In Las Vegas, souvenirs of heartbreak and hope: Shooting survivors collect what they left behind
Published 4:31 pm Monday, October 9, 2017
- Shana Bingham, 27, says she'll always keep the shoes she wore the day she ran from a gunman firing down at concertgoers in Las Vegas as a reminder that she escaped.
LAS VEGAS — From high above the Las Vegas Strip, the scene of last week’s terror was flecked with color. Spots of yellow, blue, white and red dotted the field of the Route 91 Harvest country music festival, a patchwork of phones, clothes, purses, lawn chairs and other belongings 22,000 concertgoers left behind as they ran for their lives.

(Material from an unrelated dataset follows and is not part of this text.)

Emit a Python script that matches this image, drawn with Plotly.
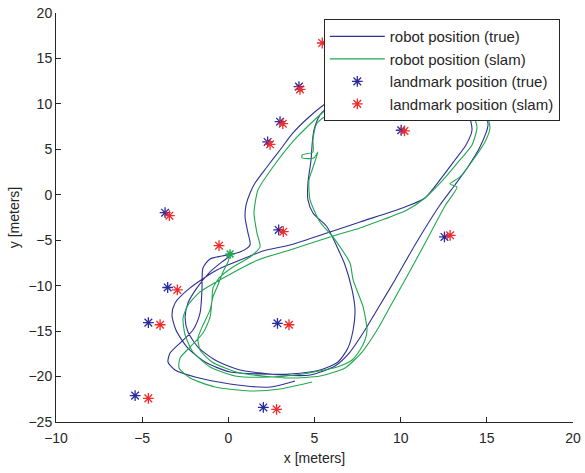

“After this incident, one of the most striking visuals, in addition to the absolute carnage, was the sheer amount of items left behind from those fleeing,” Las Vegas Metropolitan Police Department Under Sheriff Kevin McMahill said. Stephen Paddock, the gunman, killed 58 people and injured hundreds more from his position high up in a Mandalay Bay hotel suite.
By Sunday, seven truckloads of belongings had been shipped to a convention center here ready for concertgoers to claim, with several more truckloads expected in the days ahead. For many, collecting their mundane things was a way to move on and also offered mementos of survival. Several showed up still wearing their concert wristbands or were donning concert tees and cowboy boots.

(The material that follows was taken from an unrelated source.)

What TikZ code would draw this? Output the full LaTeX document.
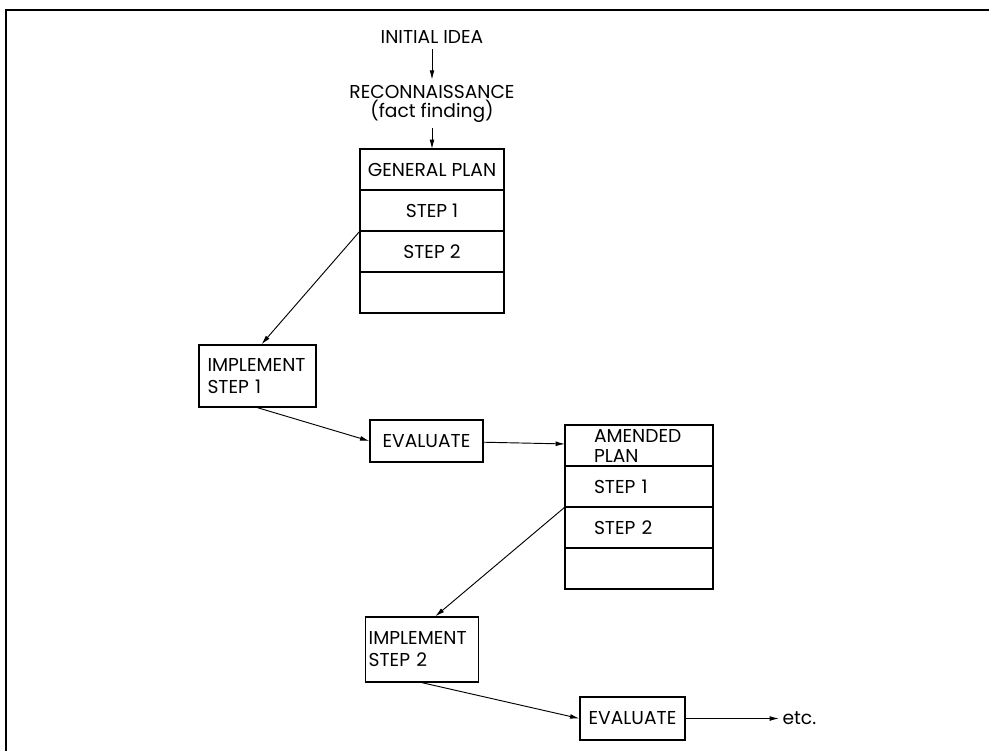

Janale Clark, 37, went to the Family Assistance Center on Sunday to collect her mother’s purse, a black Chanel bag filled with keys, credit cards, identification cards and money. Bingham had worried all week that for some reason the FBI would keep it or that it would be stained and trampled from the chaos.
“Something inside me felt good about just getting her stuff,” Clark said after successfully retrieving her mother’s purse. “We barely just got the car back two days ago. It’s a relief. It’s like we’re getting somewhere.”
Clark’s mother was working at the festival on Oct. 1. Clark had stopped by the concert to see her mother and enjoy the festivities, but the second Clark stepped into the parking lot to meet her mother inside, she heard gunshots. Clark immediately called her mother while sprinting away from the festival, hearing her panting while warning her to stay away.
“It was just like a catastrophe,” Clark said. “I heard her and just saw everyone screaming and running and yelling.”
Clark and her mother eventually fled the mayhem, both safe and uninjured.
Though she is a “nervous wreck,” rattled when she watches the news or hears sudden noises, Clark said, she wants to keep items that remind her of the concert: her mother’s green festival wristband and purse. It might be “weird” but, she said, it is helping her move forward.
“What comforts me and makes me feel good may make another person feel scared and awkward,” Clark said. “But it comforts me to keep these things.”
Authorities have set up an intricate process to help identify items or match items to their owners. Those who are from out of town can fill out a form describing what they left behind to coordinate getting their things back with the help of the FBI.
Shana Bingham, 27, had tried to recover her belongings Sunday but was told they weren’t released yet. Bingham had been a bartender at the festival and was getting ready to pour a drink when she started hearing screams and seeing people dive under tables for cover.
Since then, she has been missing her driver’s license and work cards that give her permission to serve alcohol in Las Vegas.
If for some reason she can’t get the studded leather bag she bought as a memento from a trip to Italy, Bingham isn’t too worried. She reminds herself that she escaped with the one thing that can’t be replaced.
“I’m alive,” Bingham said. “It’s definitely been a roller coaster, but I’m blessed to be alive.”
Bingham said she hopes to get her purse back soon, but even without it, she already has a souvenir she plans to keep indefinitely: One week after the shooting, Bingham still wore the black-and-white high-top sneakers that carried her out of the gunfire.
Surrounded by frantic concertgoers who started trampling each other as they fled, Bingham decided she had to get out from behind the bar and run. She wound up in a warehouse in a dirt lot across the street and hid with others in an office behind a couch until 4 a.m.
The shoes are a reminder of heartbreak and hope.
“It was really sad just looking at them,” Bingham said about slipping the dusty shoes back on after the shooting. “But I ran and I was saved.”